The Arizona native had just competed in a game in the Pittsburgh Basketball Club Pro-Am, a now-defunct summer league. He had been playing so well, he claims he “could have closed his eyes, shot left-handed or kicked [the ball] in.”
So after the successful contest from the Wheeling Jesuit University guard, Lecak’s coach, Sammy “Sammy D” D’Agostino brought over an admirer from the crowd.
“I don’t know if you know who this is,” his coach said. “This is Brandin Knight.”
Sammy D could have saved his breath.
Lecak might have been an Arizona resident, but he was born in Pittsburgh and raised by two former western Pennsylvania collegiate basketball players. He grew up worshipping the former star Pitt guard. He knew exactly who Knight was — his icon.
“My hands were shaking,” Lecak said. “I wanted to ask so many questions, but I was silent.”
Lecak listened, and heard what Knight had to say — which wasn’t much. The former point guard, now an assistant coach at Pitt, was terse.
“We like the way you play. Keep in touch,” Knight said.
Lecak couldn’t believe it. He had played sparingly in his first season at his small Division II school. Playing at Pitt? That was a far cry, it seemed, and in the truest sense of it, out of his league.
But Lecak would do just that, spending four years at the college he rooted for as young boy, now learning, watching and, for brief moments, playing the game that he loved.
The courting process was sudden and quick. Lecak, a 6-foot-3 guard, received a call from then-assistant Brian Regan, who told him to get released from his commitment to Wheeling Jesuit and head east.
Regan didn’t leave Lecak a lot of time. He already had his car packed, ready to leave for his 2012 fall semester at Wheeling.
“I had to call and make all of those adjustments really quickly,” Lecak said. “But I would never change it for the world.”
Because what that move meant for Lecak was the opportunity to walk onto a top college basketball program, the opportunity to play for an elite coach and the opportunity to have his voice heard — within certain limits.
Lecak didn’t play much in his three seasons at Pitt, totaling just 58 minutes on the court, while often serving as a human victory cigar of sorts, almost exclusively entering the game in the final minutes of huge blowouts.
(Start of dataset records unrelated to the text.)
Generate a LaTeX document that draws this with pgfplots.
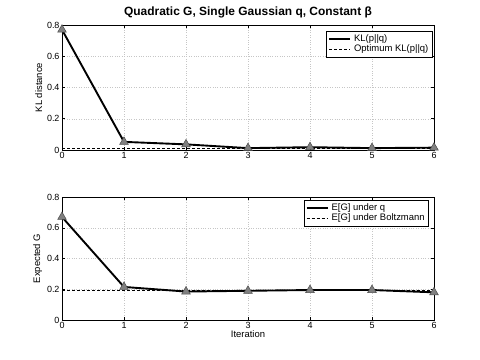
\documentclass[border=0pt]{standalone}
\usepackage{fontspec}
\setmainfont{Liberation Sans}
\usepackage{pgfplots}
\pgfplotsset{compat=1.18}
\pgfplotsset{
    myaxis/.style={
        scale only axis,
        width=372bp,
        xmin=0, xmax=6,
        ymin=0, ymax=0.8,
        xtick={0,...,6},
        ytick={0,0.2,0.4,0.6,0.8},
        yticklabels={0,0.2,0.4,0.6,0.8},
        grid=major,
        grid style={dotted, gray!45, line width=0.4pt},
        axis line style={line width=0.6pt},
        tick style={black, line width=0.5pt},
        major tick length=3bp,
        tick label style={font=\fontsize{9}{10}\selectfont},
        xticklabel style={yshift=1bp},
        yticklabel style={xshift=1bp},
        label style={font=\fontsize{9.5}{11}\selectfont},
        /pgf/number format/assume math mode=true,
        legend cell align=left,
        legend style={
            font=\fontsize{9.5}{11}\selectfont,
            draw=black, line width=0.5pt,
            fill=white,
            row sep=-2pt,
            inner sep=1.5pt,
            /tikz/every odd column/.append style={column sep=1bp},
        },
        legend image code/.code={\draw[#1, mark=none] (-2bp,0bp) -- (19bp,0bp);},
        clip=false,
    },
    qline/.style={black, line width=1.9pt, mark=triangle*,
        mark size=5bp,
        mark options={fill=black!50, draw=black!70, line width=0.5pt, solid}},
    optline/.style={black, dash pattern=on 3bp off 2bp, line width=1pt},
}
\begin{document}
\begin{tikzpicture}
\useasboundingbox (0bp,0bp) rectangle (480bp,360bp);
\begin{axis}[
    myaxis,
    at={(62bp,210bp)}, anchor=south west,
    height=125bp,
    ylabel={KL distance},
    ylabel style={yshift=-2bp},
    title={\textbf{Quadratic G, Single Gaussian q, Constant β}},
    title style={font=\fontsize{12}{14}\selectfont, yshift=-3bp},
    legend style={at={(0.995,0.952)}, anchor=north east},
]
\addplot[optline, forget plot] coordinates {(0,0.01) (6,0.01)};
\addplot[qline] coordinates {
    (0,0.77) (1,0.052) (2,0.036) (3,0.012) (4,0.018) (5,0.012) (6,0.015)
};
\addlegendentry{KL(p||q)}
\addlegendimage{optline}
\addlegendentry{Optimum KL(p||q)}
\end{axis}
\begin{axis}[
    myaxis,
    at={(62bp,40bp)}, anchor=south west,
    height=123bp,
    ylabel={Expected G},
    ylabel style={yshift=-2bp},
    xlabel={Iteration},
    xlabel style={yshift=5bp},
    legend style={at={(0.985,0.976)}, anchor=north east},
]
\addplot[optline, forget plot] coordinates {(0,0.19) (6,0.19)};
\addplot[qline] coordinates {
    (0,0.67) (1,0.215) (2,0.185) (3,0.19) (4,0.195) (5,0.195) (6,0.18)
};
\addlegendentry{E[G] under q}
\addlegendimage{optline, line width=0.6pt}
\addlegendentry{E[G] under Boltzmann}
\end{axis}
\end{tikzpicture}
\end{document}
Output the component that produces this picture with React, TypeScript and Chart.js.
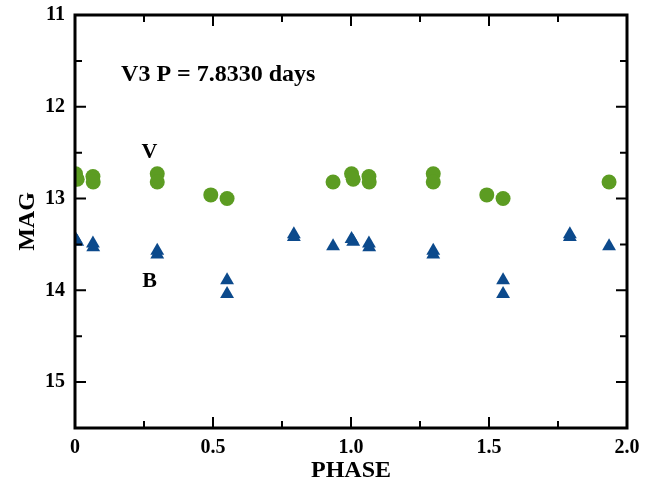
import React, { useEffect, useRef } from "react";
import { Chart, registerables } from "chart.js";

Chart.register(...registerables);

const vPhase = [0.002, 0.008, 0.065, 0.066, 0.298, 0.298, 0.492, 0.551, 0.935, 1.002, 1.008, 1.065, 1.066, 1.298, 1.298, 1.492, 1.551, 1.935];
const vMag = [12.73, 12.79, 12.76, 12.82, 12.73, 12.82, 12.96, 13.0, 12.82, 12.73, 12.79, 12.76, 12.82, 12.73, 12.82, 12.96, 13.0, 12.82];

const bPhase = [0.002, 0.008, 0.065, 0.066, 0.298, 0.298, 0.551, 0.551, 0.793, 0.793, 0.935, 1.002, 1.008, 1.065, 1.066, 1.298, 1.298, 1.551, 1.551, 1.793, 1.793, 1.935];
const bMag = [13.44, 13.47, 13.49, 13.53, 13.57, 13.61, 13.89, 14.04, 13.39, 13.42, 13.52, 13.44, 13.47, 13.49, 13.53, 13.57, 13.61, 13.89, 14.04, 13.39, 13.42, 13.52];

const titleText = "V3 P = 7.8330 days";
const vLabel = "V";
const bLabel = "B";

const FONT = "'Liberation Serif', 'Times New Roman', serif";

const framePlugin = {
  id: "framePlugin",
  afterDraw(chart: any) {
    const { ctx, chartArea } = chart;
    const { left, right, top, bottom } = chartArea;
    const xs = chart.scales.x;
    const ys = chart.scales.y;
    ctx.save();
    ctx.strokeStyle = "#000";
    ctx.lineWidth = 2;
    ctx.beginPath();
    xs.ticks.forEach((t: any) => {
      const v = t.value;
      if (v <= 0 || v >= 2) return;
      const major = Math.abs(v * 2 - Math.round(v * 2)) < 1e-6;
      const len = major ? 11 : 7;
      const px = xs.getPixelForValue(v);
      ctx.moveTo(px, bottom);
      ctx.lineTo(px, bottom - len);
      ctx.moveTo(px, top);
      ctx.lineTo(px, top + len);
    });
    ys.ticks.forEach((t: any) => {
      const v = t.value;
      if (v <= 11 || v >= 15.5) return;
      const major = Math.abs(v - Math.round(v)) < 1e-6;
      const len = major ? 11 : 7;
      const py = ys.getPixelForValue(v);
      ctx.moveTo(left, py);
      ctx.lineTo(left + len, py);
      ctx.moveTo(right, py);
      ctx.lineTo(right - len, py);
    });
    ctx.stroke();
    ctx.lineWidth = 3;
    ctx.strokeRect(left, top, right - left, bottom - top);

    ctx.fillStyle = "#000";
    ctx.textBaseline = "middle";
    ctx.textAlign = "left";
    ctx.font = `bold 24px ${FONT}`;
    ctx.fillText(titleText, xs.getPixelForValue(0.167), ys.getPixelForValue(11.65));
    ctx.textAlign = "center";
    ctx.font = `bold 22px ${FONT}`;
    ctx.fillText(vLabel, xs.getPixelForValue(0.27), ys.getPixelForValue(12.5));
    ctx.fillText(bLabel, xs.getPixelForValue(0.27), ys.getPixelForValue(13.9));
    ctx.restore();
  },
};

export default function App() {
  const ref = useRef<HTMLCanvasElement>(null);
  useEffect(() => {
    if (!ref.current) return;
    const chart = new Chart(ref.current, {
      type: "scatter",
      data: {
        datasets: [
          {
            label: "V",
            data: vPhase.map((p, i) => ({ x: p, y: vMag[i] })),
            pointStyle: "circle",
            pointRadius: 7.5,
            backgroundColor: "#5C9C22",
            borderColor: "#5C9C22",
            borderWidth: 0,
            clip: 0,
          } as any,
          {
            label: "B",
            data: bPhase.map((p, i) => ({ x: p, y: bMag[i] })),
            pointStyle: "triangle",
            pointRadius: 8,
            backgroundColor: "#0C4A8C",
            borderColor: "#0C4A8C",
            borderWidth: 0,
            clip: 0,
          } as any,
        ],
      },
      options: {
        responsive: false,
        animation: false,
        devicePixelRatio: 1,
        layout: { padding: { top: 15, right: 35, left: 0, bottom: 0 } },
        plugins: { legend: { display: false }, tooltip: { enabled: false } },
        scales: {
          x: {
            type: "linear",
            min: 0,
            max: 2,
            afterFit: (s: any) => {
              s.height = 63;
              s.paddingLeft = 0;
              s.paddingRight = 0;
            },
            grid: { display: false, drawTicks: false },
            border: { display: false },
            ticks: {
              stepSize: 0.25,
              autoSkip: false,
              maxRotation: 0,
              padding: 8,
              color: "#000",
              font: { family: FONT, size: 20, weight: "bold" },
              callback: (v: any) => {
                const n = Number(v);
                if (Math.abs(n) < 1e-9) return "0";
                if (Math.abs(n * 2 - Math.round(n * 2)) < 1e-6) return n.toFixed(1);
                return "";
              },
            },
            title: {
              display: true,
              text: "PHASE",
              color: "#000",
              font: { family: FONT, size: 24, weight: "bold" },
              padding: { top: 0, bottom: 6 },
            },
          },
          y: {
            type: "linear",
            reverse: true,
            min: 11,
            max: 15.5,
            afterFit: (s: any) => {
              s.width = 75;
              s.paddingTop = 0;
              s.paddingBottom = 0;
            },
            grid: { display: false, drawTicks: false },
            border: { display: false },
            ticks: {
              stepSize: 0.5,
              autoSkip: false,
              padding: 10,
              color: "#000",
              font: { family: FONT, size: 20, weight: "bold" },
              callback: (v: any) => {
                const n = Number(v);
                if (Math.abs(n - Math.round(n)) < 1e-6) return String(Math.round(n));
                return "";
              },
            },
            title: {
              display: true,
              text: "MAG",
              color: "#000",
              font: { family: FONT, size: 24, weight: "bold" },
              padding: { top: 13, bottom: 0 },
            },
          },
        },
      },
      plugins: [framePlugin],
    });
    return () => chart.destroy();
  }, []);
  return (
    <div style={{ position: "absolute", left: 0, top: 0, width: 662, height: 491, background: "#fff" }}>
      <canvas ref={ref} width={662} height={491} />
    </div>
  );
}
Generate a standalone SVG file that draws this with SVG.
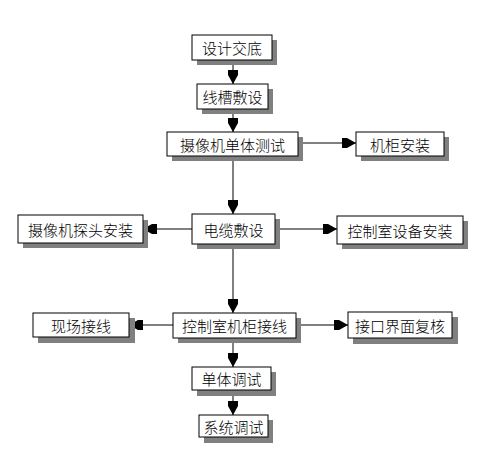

That didn’t mean Lecak was committed to riding the pine every contest.
“I wanted to play,” Lecak said. “I always wanted to play.”
On his first day at Pitt, he told his coaches and teammates that much. Looking back, he said the assertion might not have been so wise for a player the team isn’t even spending a scholarship on.
“I don’t even think Coach [Jamie Dixon] was committed to me being on the team,” Lecak said. “And I’m sitting here saying I wanted to play.”
It took a while for Lecak to get that opportunity. Due to transfer rules, he had to sit out his first season in Oakland, the 2012-2013 season. But that wasn’t an issue as Lecak, who wants to enter the coaching field, enjoys just watching basketball.
Throughout his time on the bench, Lecak has stayed focused, honing in on the game action, while scouting out and analyzing plays. Sometimes that focus has caused him to fall into a trance, frequently at the expense of his coaches.
“When my name gets called, it has to be said multiple times,” Lecak said. “Because no matter what the score is, I’m just still completely in the game.”
Playing at the Petersen Events Center meant playing in front of a notorious fan base, the Oakland Zoo. Lecak cherishes the Zoo, even if it has sometimes posited unrealistic expectations on him.
“It’s just funny every time I get out there, they’re just yelling at me to shoot it and I have like three people on me and I’m five feet away from the 3-point line,” Lecak said. “And I’m like, ‘There’s no way I can make this shot.’”
Lecak has considered taking those crazy attempts when the Zoo eggs him on — he claims he’s taken two ridiculous shots he’d like to have back. But overall, Lecak didn’t get too many shots to make or to miss at Pitt.
Every opportunity is precious, and he still remembers how nervous he was before his first successful conversion — a free throw against Niagara University.
“I remember when I got to the line, I started to take my dribbles Because it’s such a routine, it’s muscle memory,” Lecak said. “So I went to take my three dribbles, because it’s what I’ve always done, and on the third dribble I almost dropped it.”
The jitters continued, as Lecak said his hand shook when he went up for the shot. The ball rattled around the rim, as the walk-on could only hope gravity would propel the ball through the oval.
Physics played its course, as the ball fell through the nylon netting.
Lecak looked over to the sideline, to his former hero Knight, and was met with a sense of calm.
“He just looked at me like, ‘Now you’ve got the first one out of the way, now just shoot it,’’” Lecak said.
Lecak went up with the second attempt. Nothing but net.
Lecak had to travel across the country to get those first two points, to earn his four years on a top-tier basketball program and to return to his hometown where his parents used to play the same sport.
“I’ve grown with them, and they’ve grown with me,” Lecak said. “It’s been fun.”